LETTER: Legalization of all drugs is the answer

Dear editor,

Dear editor,

There are four problems with street drugs; overdoses and deaths, criminal activity and addiction. All four can be satisfactorily resolved simply by legalizing them much as we did with alcohol. We know from that experience that prohibition did not work and neither did forcibly attempting to take on the criminal element. Taking the money out of the game takes out the criminals and broad availability of clean drugs takes away the deaths. I believe legalization will likely lead to more people, particularly young people, getting hooked on drugs and we should expect that addicts will drift into our country from other jurisdictions, but the costs of dealing with those problems are a fraction of the human and economic costs of dealing with the current protocols.
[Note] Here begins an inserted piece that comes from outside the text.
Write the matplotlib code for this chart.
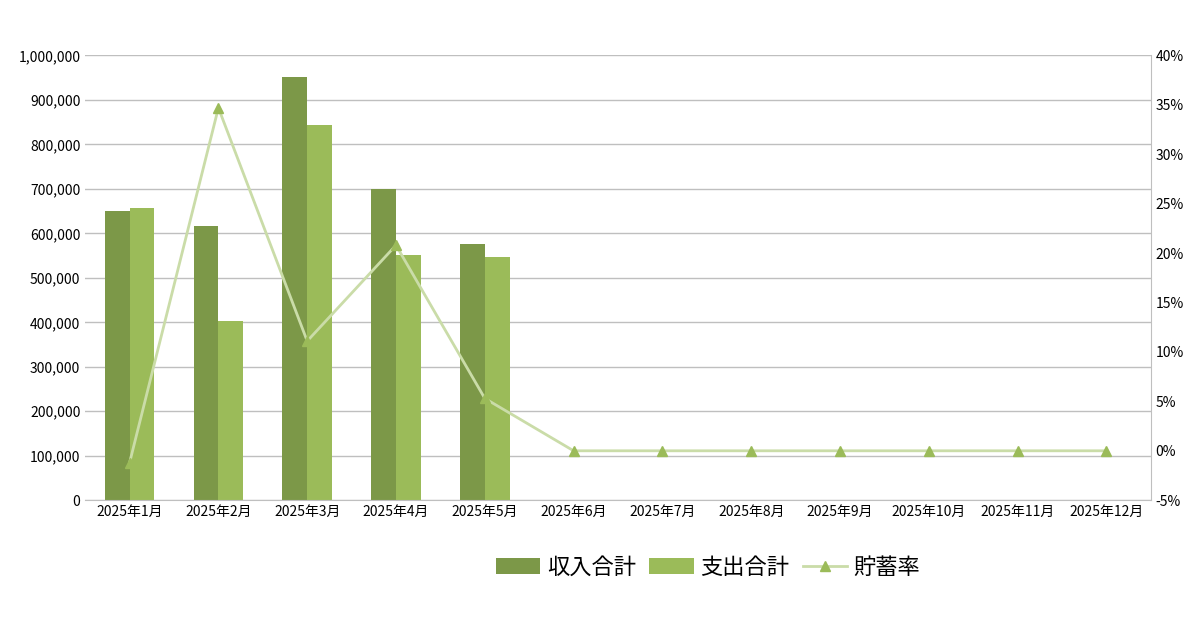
import matplotlib
matplotlib.use("Agg")
import matplotlib.pyplot as plt
import numpy as np

plt.rcParams["font.family"] = ["Noto Sans CJK JP", "DejaVu Sans"]

months = [f"2025年{m}月" for m in range(1, 13)]
income = [650000, 616000, 951000, 699000, 575000]
expense = [658000, 402000, 843000, 551000, 546000]
savings = [-1.2, 34.7, 11.1, 20.8, 5.3, 0, 0, 0, 0, 0, 0, 0]

fig = plt.figure(figsize=(12, 6.3), dpi=100)
ax = fig.add_axes([0.071, 0.206, 0.888, 0.706])
x = np.arange(12)
w = 0.28
ax.bar(x[:5] - w/2, income, w, color="#7C9848", label="収入合計", zorder=2)
ax.bar(x[:5] + w/2, expense, w, color="#9BBB59", label="支出合計", zorder=2)
ax.set_ylim(0, 1000000)
ax.set_yticks(np.arange(0, 1000001, 100000))
ax.set_yticklabels([f"{v:,}" for v in range(0, 1000001, 100000)], fontsize=10)
ax.set_xlim(-0.5, 11.5)
ax.set_xticks(x)
ax.set_xticklabels(months, fontsize=10)
ax.grid(axis="y", color="#BFBFBF", lw=1, zorder=0)
for s in ["top", "right", "left"]:
    ax.spines[s].set_visible(False)
ax.spines["bottom"].set_color("#BFBFBF")
ax.tick_params(length=0)

ax2 = ax.twinx()
ln, = ax2.plot(x, savings, color="#CADCA8", lw=2, marker="^", markersize=7,
               markerfacecolor="#9BBB59", markeredgecolor="#9BBB59", label="貯蓄率", zorder=3)
ax2.set_ylim(-5, 40)
ax2.set_yticks(np.arange(-5, 41, 5))
ax2.set_yticklabels([f"{v}%" for v in range(-5, 41, 5)], fontsize=10)
for s in ["top", "left", "bottom"]:
    ax2.spines[s].set_visible(False)
ax2.spines["right"].set_color("#BFBFBF")
ax2.tick_params(length=0)

h1, l1 = ax.get_legend_handles_labels()
fig.legend(h1 + [ln], l1 + ["貯蓄率"], loc="center", bbox_to_anchor=(0.59, 0.1),
           ncol=3, frameon=False, fontsize=16, handlelength=2, columnspacing=0.6, handletextpad=0.3)
fig.savefig("out.png")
Done correctly, legalization will help identify addictions and open the door to treatment while government revenues can be allocated to education.

The current process of legalizing marijuana is a good start; not because marijuana is a harmless drug, but because it opens the door to legalizing the entire spectrum of substances that people are prepared to ingest to make them feel better. I believe the majority of alcohol users drink sparingly just to take the edge off. I also believe teenagers turn to drugs to help relieve the stress of just being a teenager and grappling with the daily anxieties that face them. Bringing these issues into the open will assist the professionals who study such things to develop the required educational and treatment programs. We know the current cost of street drugs and we know the solution. We just need the courage and common sense to act.

As for implementation, we must be careful not to get too heavy-handed when these legal drugs are “bootlegged” to underage kids or we will still have a criminal element and deaths. Everyone knows that alcohol is provided to teens every day in spite of being illegal and everyone knows that this is not a high priority for law enforcement nor should it be. We need to take the same approach with legal drugs; officially and publicly illegal (to supply to teens) but not a criminal offence. Is this a slippery slope? Of course it is but the current slope is far worse and completely out of control.